The contract in the Burkle case relied upon by the defendant is factually similar to the contract at issue here. The parties agreed that the plaintiff would solicit orders for plumbing equipment, and the defendant would deliver the equipment and pay a 10 percent commission. Burkle v. Superflow Mgf. Co., supra,137 Conn. 490. The court held that it could not read any limitation into the language of the contract which removed it from the statute, and therefore the statute applied. The court in C.R.Klewin distinguished the case, however, pointing out that the contract in Burkle was not for personal services where the CT Page 8315 possibility of the death of one of the parties takes it out of the statute, but between business entities which are bound regardless of the death of its employees. The court rejected the idea that all the partners could die or that the partnership could dissolve. Burkle v. Superflow Mfg. Co., supra, 137 Conn. 493-94. The court in C.R. Klewin, Inc. held that the Burkle case did not change the rule of narrow construction, but refused to extend the rules by which the statute has been limited. C.R.Klewin. Inc. v. Flagship Properties, Inc.,, 220 Conn. 581-81. While not expressly overturning Burkle, the court limited its application.
The complaint alleges that the plaintiff is an independent sales representative, therefore Burkle does not apply to this contract.

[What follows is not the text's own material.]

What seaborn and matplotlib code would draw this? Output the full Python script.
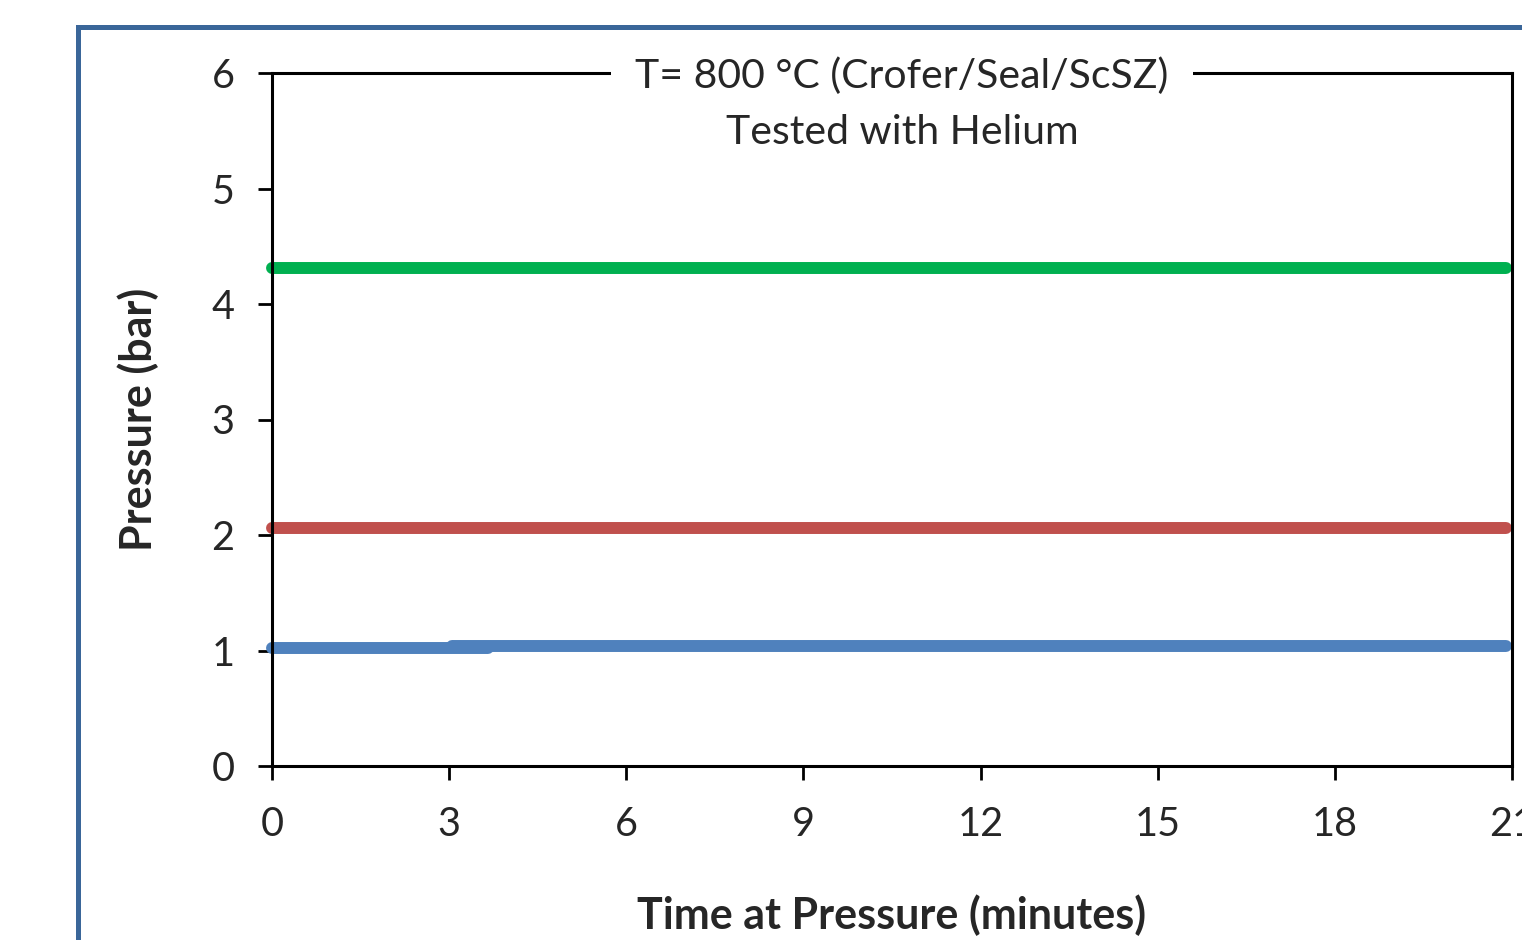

Furthermore, the strong language of the C.R. Klewin case mandates a narrow construction of the rule and leads to the inescapable conclusion that the contract at issue must by its terms state that performance can only occur beyond one year. The plaintiff has not alleged any time frame for performance, and therefore the contract as alleged does not fall within the statute of frauds, and the motion to strike the first count is denied.
The defendant next argues that the second count alleging unjust enrichment is barred by the allegations of an express oral contract, and the plaintiff has not alleged the elements of unjust enrichment. The plaintiff responds by referring the court to a Connecticut Digest section. "Parties who have entered into controlling express contracts are bound by such contracts to the exclusion of inconsistent implied contract obligations. Proof of a contract enforceable at law precludes the equitable remedy of unjust enrichment, at least in the absence of a breach of the contract by the defendant." (Internal citations omitted.)Polverari v. Peatt, 29 Conn. App. 191, 199, 614 A.2d 484 (1992). The second count incorporates the first count and concludes that retention by the defendant of the commissions constitutes unjust enrichment.
Connecticut permits parties to plead alternative and even inconsistent theories in the same action. Practice Book §§ 94 and 137; Marrin v. Spearow, 35 Conn. App. 398, 401, 646 A.2d 254 (1994).
The agreement described in the first count may not be enforceable, and the plaintiff can therefore plead unjust CT Page 8316 enrichment in the alternative.